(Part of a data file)
>> Start
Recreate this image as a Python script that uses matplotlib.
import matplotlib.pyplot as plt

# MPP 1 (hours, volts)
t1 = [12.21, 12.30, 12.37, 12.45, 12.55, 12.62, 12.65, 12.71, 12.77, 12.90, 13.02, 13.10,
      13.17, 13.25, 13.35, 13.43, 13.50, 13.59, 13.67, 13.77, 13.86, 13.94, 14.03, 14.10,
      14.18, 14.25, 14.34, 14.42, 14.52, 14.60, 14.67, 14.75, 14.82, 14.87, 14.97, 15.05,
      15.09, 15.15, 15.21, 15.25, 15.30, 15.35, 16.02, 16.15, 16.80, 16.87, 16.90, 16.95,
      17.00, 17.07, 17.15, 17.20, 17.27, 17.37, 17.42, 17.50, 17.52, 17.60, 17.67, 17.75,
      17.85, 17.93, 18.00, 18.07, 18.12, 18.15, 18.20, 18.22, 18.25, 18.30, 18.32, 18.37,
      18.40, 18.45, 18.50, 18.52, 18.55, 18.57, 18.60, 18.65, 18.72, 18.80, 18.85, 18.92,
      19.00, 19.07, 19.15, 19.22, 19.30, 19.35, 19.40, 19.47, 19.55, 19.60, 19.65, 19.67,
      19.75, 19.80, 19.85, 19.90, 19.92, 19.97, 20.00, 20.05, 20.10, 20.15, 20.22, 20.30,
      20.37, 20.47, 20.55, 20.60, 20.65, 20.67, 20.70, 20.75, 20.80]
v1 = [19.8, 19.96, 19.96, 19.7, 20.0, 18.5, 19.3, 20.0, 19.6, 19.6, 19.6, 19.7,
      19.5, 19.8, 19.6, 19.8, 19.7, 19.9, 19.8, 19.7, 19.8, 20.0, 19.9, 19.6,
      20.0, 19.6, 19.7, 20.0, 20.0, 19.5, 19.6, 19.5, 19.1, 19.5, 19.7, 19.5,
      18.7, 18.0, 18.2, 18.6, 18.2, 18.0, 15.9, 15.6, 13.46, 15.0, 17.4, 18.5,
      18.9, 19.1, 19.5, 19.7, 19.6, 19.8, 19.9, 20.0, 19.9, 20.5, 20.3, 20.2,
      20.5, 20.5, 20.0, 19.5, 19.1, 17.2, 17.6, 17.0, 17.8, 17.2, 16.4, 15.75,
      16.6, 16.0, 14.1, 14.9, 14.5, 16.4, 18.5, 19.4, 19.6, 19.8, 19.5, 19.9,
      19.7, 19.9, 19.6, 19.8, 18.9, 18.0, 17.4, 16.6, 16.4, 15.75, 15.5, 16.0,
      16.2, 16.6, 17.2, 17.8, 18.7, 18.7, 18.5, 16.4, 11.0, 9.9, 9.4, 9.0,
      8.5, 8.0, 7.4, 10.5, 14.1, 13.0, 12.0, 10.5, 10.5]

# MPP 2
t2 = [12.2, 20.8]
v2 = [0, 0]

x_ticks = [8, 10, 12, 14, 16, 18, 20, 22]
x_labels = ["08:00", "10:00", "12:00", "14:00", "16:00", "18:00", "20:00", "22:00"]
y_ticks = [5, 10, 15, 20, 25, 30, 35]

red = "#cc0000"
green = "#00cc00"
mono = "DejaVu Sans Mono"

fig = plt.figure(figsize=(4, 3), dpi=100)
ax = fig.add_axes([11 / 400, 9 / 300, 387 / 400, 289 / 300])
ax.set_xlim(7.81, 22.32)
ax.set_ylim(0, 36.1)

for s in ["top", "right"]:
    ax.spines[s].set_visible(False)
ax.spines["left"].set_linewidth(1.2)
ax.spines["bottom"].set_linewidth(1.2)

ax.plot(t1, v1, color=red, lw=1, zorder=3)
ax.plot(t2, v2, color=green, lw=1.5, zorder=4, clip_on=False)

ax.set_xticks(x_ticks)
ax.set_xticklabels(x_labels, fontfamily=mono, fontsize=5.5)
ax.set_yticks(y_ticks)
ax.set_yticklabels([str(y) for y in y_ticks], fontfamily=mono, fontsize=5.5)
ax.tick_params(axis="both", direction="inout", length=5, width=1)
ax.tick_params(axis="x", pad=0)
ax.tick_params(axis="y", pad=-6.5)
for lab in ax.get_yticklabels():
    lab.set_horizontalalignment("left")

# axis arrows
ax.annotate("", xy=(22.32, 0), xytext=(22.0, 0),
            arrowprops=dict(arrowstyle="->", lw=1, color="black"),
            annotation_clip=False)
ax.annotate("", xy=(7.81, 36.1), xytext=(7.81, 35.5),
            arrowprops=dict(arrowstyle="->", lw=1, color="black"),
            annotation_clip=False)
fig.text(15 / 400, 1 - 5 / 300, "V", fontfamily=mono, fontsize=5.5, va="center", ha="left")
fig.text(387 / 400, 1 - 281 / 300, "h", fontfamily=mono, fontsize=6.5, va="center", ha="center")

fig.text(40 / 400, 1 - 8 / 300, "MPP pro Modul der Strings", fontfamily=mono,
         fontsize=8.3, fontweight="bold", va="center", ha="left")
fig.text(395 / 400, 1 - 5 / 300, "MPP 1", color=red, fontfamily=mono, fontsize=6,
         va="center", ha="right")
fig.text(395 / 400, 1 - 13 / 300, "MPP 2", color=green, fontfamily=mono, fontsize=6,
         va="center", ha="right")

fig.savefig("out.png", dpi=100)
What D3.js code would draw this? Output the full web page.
>> End
= Task =
Each line above must be reproduced exactly as it stands.

= Task answer =
Recreate this image as a Python script that uses matplotlib.
import matplotlib.pyplot as plt

# MPP 1 (hours, volts)
t1 = [12.21, 12.30, 12.37, 12.45, 12.55, 12.62, 12.65, 12.71, 12.77, 12.90, 13.02, 13.10,
      13.17, 13.25, 13.35, 13.43, 13.50, 13.59, 13.67, 13.77, 13.86, 13.94, 14.03, 14.10,
      14.18, 14.25, 14.34, 14.42, 14.52, 14.60, 14.67, 14.75, 14.82, 14.87, 14.97, 15.05,
      15.09, 15.15, 15.21, 15.25, 15.30, 15.35, 16.02, 16.15, 16.80, 16.87, 16.90, 16.95,
      17.00, 17.07, 17.15, 17.20, 17.27, 17.37, 17.42, 17.50, 17.52, 17.60, 17.67, 17.75,
      17.85, 17.93, 18.00, 18.07, 18.12, 18.15, 18.20, 18.22, 18.25, 18.30, 18.32, 18.37,
      18.40, 18.45, 18.50, 18.52, 18.55, 18.57, 18.60, 18.65, 18.72, 18.80, 18.85, 18.92,
      19.00, 19.07, 19.15, 19.22, 19.30, 19.35, 19.40, 19.47, 19.55, 19.60, 19.65, 19.67,
      19.75, 19.80, 19.85, 19.90, 19.92, 19.97, 20.00, 20.05, 20.10, 20.15, 20.22, 20.30,
      20.37, 20.47, 20.55, 20.60, 20.65, 20.67, 20.70, 20.75, 20.80]
v1 = [19.8, 19.96, 19.96, 19.7, 20.0, 18.5, 19.3, 20.0, 19.6, 19.6, 19.6, 19.7,
      19.5, 19.8, 19.6, 19.8, 19.7, 19.9, 19.8, 19.7, 19.8, 20.0, 19.9, 19.6,
      20.0, 19.6, 19.7, 20.0, 20.0, 19.5, 19.6, 19.5, 19.1, 19.5, 19.7, 19.5,
      18.7, 18.0, 18.2, 18.6, 18.2, 18.0, 15.9, 15.6, 13.46, 15.0, 17.4, 18.5,
      18.9, 19.1, 19.5, 19.7, 19.6, 19.8, 19.9, 20.0, 19.9, 20.5, 20.3, 20.2,
      20.5, 20.5, 20.0, 19.5, 19.1, 17.2, 17.6, 17.0, 17.8, 17.2, 16.4, 15.75,
      16.6, 16.0, 14.1, 14.9, 14.5, 16.4, 18.5, 19.4, 19.6, 19.8, 19.5, 19.9,
      19.7, 19.9, 19.6, 19.8, 18.9, 18.0, 17.4, 16.6, 16.4, 15.75, 15.5, 16.0,
      16.2, 16.6, 17.2, 17.8, 18.7, 18.7, 18.5, 16.4, 11.0, 9.9, 9.4, 9.0,
      8.5, 8.0, 7.4, 10.5, 14.1, 13.0, 12.0, 10.5, 10.5]

# MPP 2
t2 = [12.2, 20.8]
v2 = [0, 0]

x_ticks = [8, 10, 12, 14, 16, 18, 20, 22]
x_labels = ["08:00", "10:00", "12:00", "14:00", "16:00", "18:00", "20:00", "22:00"]
y_ticks = [5, 10, 15, 20, 25, 30, 35]

red = "#cc0000"
green = "#00cc00"
mono = "DejaVu Sans Mono"

fig = plt.figure(figsize=(4, 3), dpi=100)
ax = fig.add_axes([11 / 400, 9 / 300, 387 / 400, 289 / 300])
ax.set_xlim(7.81, 22.32)
ax.set_ylim(0, 36.1)

for s in ["top", "right"]:
    ax.spines[s].set_visible(False)
ax.spines["left"].set_linewidth(1.2)
ax.spines["bottom"].set_linewidth(1.2)

ax.plot(t1, v1, color=red, lw=1, zorder=3)
ax.plot(t2, v2, color=green, lw=1.5, zorder=4, clip_on=False)

ax.set_xticks(x_ticks)
ax.set_xticklabels(x_labels, fontfamily=mono, fontsize=5.5)
ax.set_yticks(y_ticks)
ax.set_yticklabels([str(y) for y in y_ticks], fontfamily=mono, fontsize=5.5)
ax.tick_params(axis="both", direction="inout", length=5, width=1)
ax.tick_params(axis="x", pad=0)
ax.tick_params(axis="y", pad=-6.5)
for lab in ax.get_yticklabels():
    lab.set_horizontalalignment("left")

# axis arrows
ax.annotate("", xy=(22.32, 0), xytext=(22.0, 0),
            arrowprops=dict(arrowstyle="->", lw=1, color="black"),
            annotation_clip=False)
ax.annotate("", xy=(7.81, 36.1), xytext=(7.81, 35.5),
            arrowprops=dict(arrowstyle="->", lw=1, color="black"),
            annotation_clip=False)
fig.text(15 / 400, 1 - 5 / 300, "V", fontfamily=mono, fontsize=5.5, va="center", ha="left")
fig.text(387 / 400, 1 - 281 / 300, "h", fontfamily=mono, fontsize=6.5, va="center", ha="center")

fig.text(40 / 400, 1 - 8 / 300, "MPP pro Modul der Strings", fontfamily=mono,
         fontsize=8.3, fontweight="bold", va="center", ha="left")
fig.text(395 / 400, 1 - 5 / 300, "MPP 1", color=red, fontfamily=mono, fontsize=6,
         va="center", ha="right")
fig.text(395 / 400, 1 - 13 / 300, "MPP 2", color=green, fontfamily=mono, fontsize=6,
         va="center", ha="right")

fig.savefig("out.png", dpi=100)
What D3.js code would draw this? Output the full web page.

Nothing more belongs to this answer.